The G200 ended the 3d image quality deficiencies of previous chips and established a new holistic quality standard for Matrox. No matter what it is displaying, G200 will generally render nicer images than competitors. On the other hand, the uninspiring speed of both the hardware and driver development hold back videogame-centric buyers. By the end of 1998, Matrox had half of the market share of the peak a year prior. The G200 is nonetheless the most successful graphics chip of Matrox, because it finally covered both game-centric, multi-display, and prosumer solutions, albeit with little difference. Considering how many ambitious chips there were, this is one extra shiny medal on the chest of the chip.

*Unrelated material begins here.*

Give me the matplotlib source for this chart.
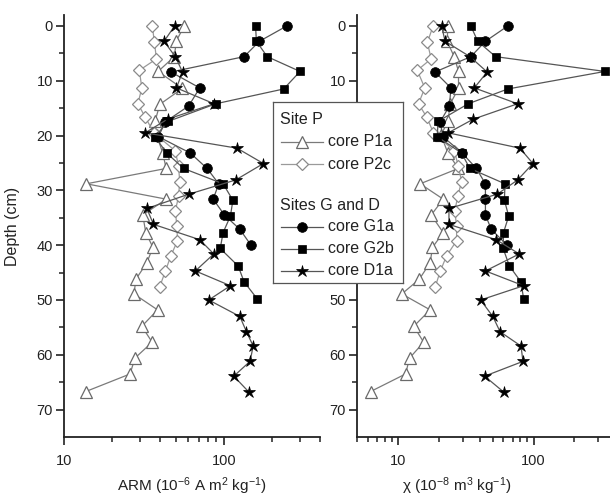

Despite being the slow one among new architectures it was very different from previous MGA chips because Matrox became for the first time 3d image quality leader. The shocker came the next year when G400 with all the traditional advantages of Matrox showed framerates on par with hyped TNT2 and Voodoo3. Devoted fans were waiting for the next big thing which would show GeForces and Radeons what Matrox can do, but waiting took too long. The following chips were about making G400 more cost-efficient. After some time Matrox attempted a comeback to the high-performance market with Parhelia in the summer of 2002. But the core was not very well balanced for games. It offered more geometry performance and color precision which is good for professional applications, however, games suffered from poor pixel fillrate. Parhelia appealed only to a small niche and Matrox left this arena to concentrate on graphics technologies for other uses. Somehow the company goes on with less than 1% percent market share, although their last chips were released in 2008 and now offers products powered by AMD.